In contrast, the options of hypertext are seen as restoring a masculinity to the screen. William Body (ibid.) has commented:

What is striking about the diverse discourse addressing the range of new electronic imaging technologies is the claim that they promise to remake or destroy conventional television: to transform the scorned and degraded television set into a good cultural object; to reinvest the pacifying, even feminizing (in)activity of consuming television with fantasies of (masculine) agencies and power; even to reinvigorate US national will and industrial potency in the process.

Indeed, sometimes it appears that the whole possibilities of new media are being too narrowly defined as male-specific, as Sally Tinsdale has put it (in It's been real, Esquire, April 1991):

There is something terribly familiar about the flying pillars and smashed television sets, something smacking of comic books and Saturday morning cartoons. ... Here is a technology with massive power, stuck in the tiny paradigm of the white American male.

It might therefore be seen as an interesting subversion of the glowing vision of the brave re-discovery of the masculine ethos offered by the new technologies that, lying at the very heart of the 'bachelor pad' (as John Palattella [ibid.] has it), are so many icons representing metaphors that bring us back to the comforting connotations of 'Mom and apple-pie'.

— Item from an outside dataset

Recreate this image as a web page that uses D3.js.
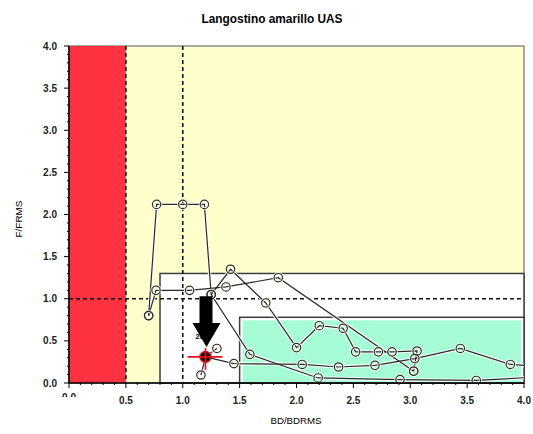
<!DOCTYPE html>
<html>
<head>
<meta charset="utf-8">
<script src="https://cdn.jsdelivr.net/npm/d3@7"></script>
<style>
  body { margin: 0; background: #fff; }
  text { font-family: "Liberation Sans", Arial, sans-serif; }
</style>
</head>
<body>
<svg id="chart" width="533" height="434"></svg>
<script>
// trajectories (BD/BDRMS, F/FRMS)
var seriesA = [[0.70, 0.80], [0.77, 2.12], [1.00, 2.12], [1.19, 2.12], [1.25, 1.05], [1.59, 0.34], [2.19, 0.06], [2.91, 0.04], [3.58, 0.03], [4.10, 0.07]];
var seriesB = [[0.70, 0.80], [0.765, 1.10], [1.06, 1.10], [1.38, 1.14], [1.84, 1.25], [3.03, 0.14]];
var seriesC = [[1.25, 1.05], [1.42, 1.35], [1.73, 0.95], [2.00, 0.42], [2.20, 0.68], [2.41, 0.65], [2.52, 0.37], [2.72, 0.37], [2.84, 0.37], [3.06, 0.38], [3.03, 0.14]];
var seriesD = [[4.10, 0.20], [3.88, 0.22], [3.44, 0.41], [3.04, 0.29], [2.69, 0.21], [2.37, 0.19], [2.05, 0.22], [1.45, 0.23], [1.20, 0.31]];
var seriesE = [[1.30, 0.41], [1.20, 0.31], [1.16, 0.095]];
var current = [1.20, 0.31];

// zones
var redLimit = 0.5;
var whiteBox = {x0: 0.80, y1: 1.30};
var greenBox = {x0: 1.50, y1: 0.78};
var refLine = 1.0;

var xTicks = [0, 0.5, 1, 1.5, 2, 2.5, 3, 3.5, 4];
var yTicks = [0, 0.5, 1, 1.5, 2, 2.5, 3, 3.5, 4];

var svg = d3.select('#chart');
var x = d3.scaleLinear().domain([0, 4]).range([69, 524]);
var y = d3.scaleLinear().domain([0, 4]).range([383, 46]);

svg.append('defs').append('clipPath').attr('id', 'plotclip')
  .append('rect')
    .attr('x', x(0)).attr('y', y(4))
    .attr('width', x(4) - x(0)).attr('height', y(0) - y(4));

// backgrounds
svg.append('rect')
  .attr('x', x(0)).attr('y', y(4))
  .attr('width', x(4) - x(0)).attr('height', y(0) - y(4))
  .attr('fill', '#ffffcc')
  .attr('stroke', '#8a8a8a').attr('stroke-width', 1.5);

svg.append('rect')
  .attr('x', x(0)).attr('y', y(4))
  .attr('width', x(redLimit) - x(0)).attr('height', y(0) - y(4))
  .attr('fill', '#ff3241');

svg.append('rect')
  .attr('x', x(whiteBox.x0)).attr('y', y(whiteBox.y1))
  .attr('width', x(4) - x(whiteBox.x0)).attr('height', y(0) - y(whiteBox.y1))
  .attr('fill', '#fff')
  .attr('stroke', '#3c3c3c').attr('stroke-width', 1.5);

svg.append('rect')
  .attr('x', x(greenBox.x0)).attr('y', y(greenBox.y1))
  .attr('width', x(4) - x(greenBox.x0)).attr('height', y(0) - y(greenBox.y1))
  .attr('fill', '#fff')
  .attr('stroke', '#3c3c3c').attr('stroke-width', 1.5);

svg.append('rect')
  .attr('x', x(greenBox.x0) + 3).attr('y', y(greenBox.y1) + 3)
  .attr('width', x(4) - x(greenBox.x0) - 6).attr('height', y(0) - y(greenBox.y1) - 4)
  .attr('fill', '#a6fcd4');

// reference lines
var dashes = svg.append('g')
    .attr('stroke', '#111')
    .attr('stroke-width', 1.6)
    .attr('stroke-dasharray', '4,3');
dashes.append('line')
  .attr('x1', x(redLimit)).attr('x2', x(redLimit))
  .attr('y1', y(4)).attr('y2', y(0));
dashes.append('line')
  .attr('x1', x(refLine)).attr('x2', x(refLine))
  .attr('y1', y(4)).attr('y2', y(0));
dashes.append('line')
  .attr('x1', x(0)).attr('x2', x(4))
  .attr('y1', y(refLine)).attr('y2', y(refLine));

// trajectories
var plot = svg.append('g').attr('clip-path', 'url(#plotclip)');
var line = d3.line()
    .x(function(d) { return x(d[0]); })
    .y(function(d) { return y(d[1]); });
var allSeries = [seriesA, seriesB, seriesC, seriesD, seriesE];

plot.selectAll('path.halo')
  .data(allSeries)
  .enter().append('path')
    .attr('class', 'halo')
    .attr('d', line)
    .attr('fill', 'none')
    .attr('stroke', '#fff')
    .attr('stroke-opacity', 0.8)
    .attr('stroke-width', 3.5);

plot.selectAll('path.traj')
  .data(allSeries)
  .enter().append('path')
    .attr('class', 'traj')
    .attr('d', line)
    .attr('fill', 'none')
    .attr('stroke', '#2a2a2a')
    .attr('stroke-width', 1.2);

var pts = [];
allSeries.forEach(function(s) {
  s.forEach(function(p) { pts.push(p); });
});

plot.selectAll('circle.halo')
  .data(pts)
  .enter().append('circle')
    .attr('class', 'halo')
    .attr('cx', function(d) { return x(d[0]); })
    .attr('cy', function(d) { return y(d[1]); })
    .attr('r', 4.2)
    .attr('fill', 'none')
    .attr('stroke', '#fff')
    .attr('stroke-opacity', 0.8)
    .attr('stroke-width', 3);

plot.selectAll('circle.pt')
  .data(pts)
  .enter().append('circle')
    .attr('class', 'pt')
    .attr('cx', function(d) { return x(d[0]); })
    .attr('cy', function(d) { return y(d[1]); })
    .attr('r', 4.2)
    .attr('fill', 'none')
    .attr('stroke', '#33331f')
    .attr('stroke-width', 1.2);

// current status marker
var cx = x(current[0]), cy = y(current[1]);
svg.append('circle')
  .attr('cx', cx).attr('cy', cy).attr('r', 5.5)
  .attr('fill', '#111').attr('stroke', '#e01020').attr('stroke-width', 1.5);
svg.append('line')
  .attr('x1', cx - 18).attr('x2', cx + 17).attr('y1', cy).attr('y2', cy)
  .attr('stroke', '#e01020').attr('stroke-width', 1.6);
svg.append('line')
  .attr('x1', cx).attr('x2', cx).attr('y1', cy - 9).attr('y2', cy + 13)
  .attr('stroke', '#e01020').attr('stroke-width', 1.6);

svg.append('text')
  .attr('x', cx - 10).attr('y', cy - 18)
  .attr('font-size', 7).attr('font-weight', 'bold')
  .text('2017');

// arrow pointing to current status
svg.append('path')
  .attr('d', d3.line()([
    [cx - 6, y(1.03)], [cx + 7, y(1.03)], [cx + 7, cy - 34],
    [cx + 15, cy - 34], [cx + 1, cy - 10], [cx - 13, cy - 34],
    [cx - 6, cy - 34]
  ]) + 'Z')
  .attr('fill', '#000');

// axes
var yAxis = svg.append('g');
yAxis.append('line')
  .attr('x1', x(0)).attr('x2', x(0)).attr('y1', y(4)).attr('y2', y(0))
  .attr('stroke', '#000').attr('stroke-width', 1.5);
yAxis.selectAll('line.minor')
  .data(d3.range(0, 41).map(function(i) { return i / 10; }))
  .enter().append('line')
    .attr('x1', function(d, i) { return i % 5 === 0 ? x(0) - 5 : x(0) - 2; })
    .attr('x2', x(0))
    .attr('y1', function(d) { return y(d); })
    .attr('y2', function(d) { return y(d); })
    .attr('stroke', '#000').attr('stroke-width', 1);
yAxis.selectAll('text')
  .data(yTicks)
  .enter().append('text')
    .attr('x', x(0) - 12)
    .attr('y', function(d) { return y(d) + 3.5; })
    .attr('text-anchor', 'end')
    .attr('font-size', 10).attr('font-weight', 'bold')
    .attr('fill', '#222')
    .text(function(d) { return d3.format('.1f')(d); });

var xAxis = svg.append('g');
xAxis.append('line')
  .attr('x1', x(0)).attr('x2', x(4)).attr('y1', y(0)).attr('y2', y(0))
  .attr('stroke', '#000').attr('stroke-width', 1.5);
xAxis.selectAll('line.minor')
  .data(d3.range(0, 41).map(function(i) { return i / 10; }))
  .enter().append('line')
    .attr('x1', function(d) { return x(d); })
    .attr('x2', function(d) { return x(d); })
    .attr('y1', y(0))
    .attr('y2', function(d, i) { return i % 5 === 0 ? y(0) + 5 : y(0) + 2; })
    .attr('stroke', '#000').attr('stroke-width', 1);

svg.append('defs').append('clipPath').attr('id', 'zeroclip')
  .append('rect').attr('x', 50).attr('y', 390).attr('width', 40).attr('height', 7);

xAxis.selectAll('text')
  .data(xTicks)
  .enter().append('text')
    .attr('x', function(d) { return x(d); })
    .attr('y', function(d) { return d === 0 ? 401 : 404; })
    .attr('clip-path', function(d) { return d === 0 ? 'url(#zeroclip)' : null; })
    .attr('text-anchor', 'middle')
    .attr('font-size', 10).attr('font-weight', 'bold')
    .attr('fill', '#222')
    .text(function(d) { return d3.format('.1f')(d); });

// titles
svg.append('text')
  .attr('x', 272).attr('y', 23)
  .attr('text-anchor', 'middle')
  .attr('font-size', 12).attr('font-weight', 'bold')
  .attr('textLength', 141).attr('lengthAdjust', 'spacingAndGlyphs')
  .text('Langostino amarillo UAS');

svg.append('text')
  .attr('x', 296).attr('y', 424)
  .attr('text-anchor', 'middle')
  .attr('font-size', 8.5)
  .attr('textLength', 51).attr('lengthAdjust', 'spacingAndGlyphs')
  .text('BD/BDRMS');

svg.append('text')
  .attr('transform', 'translate(22,219) rotate(-90)')
  .attr('text-anchor', 'middle')
  .attr('font-size', 8.5)
  .attr('textLength', 37).attr('lengthAdjust', 'spacingAndGlyphs')
  .text('F/FRMS');
</script>
</body>
</html>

Note 1: It is interesting that the slang term for scanning the airwaves was 'fishing', whereas the slang term for scanning the Internet is 'surfing'. Both are water-based hobbies and, more interestingly in this context, both are seen as predominantly male hobbies!

Note 2: This obscene piece of advertising slang - 'Two c****s in a kitchen, refers to the advertising format where two women in a domestic situation discuss the benefits of the product being advertised. This format had a long history until it was mercifully parodied into comparative obscurity in the 1980s.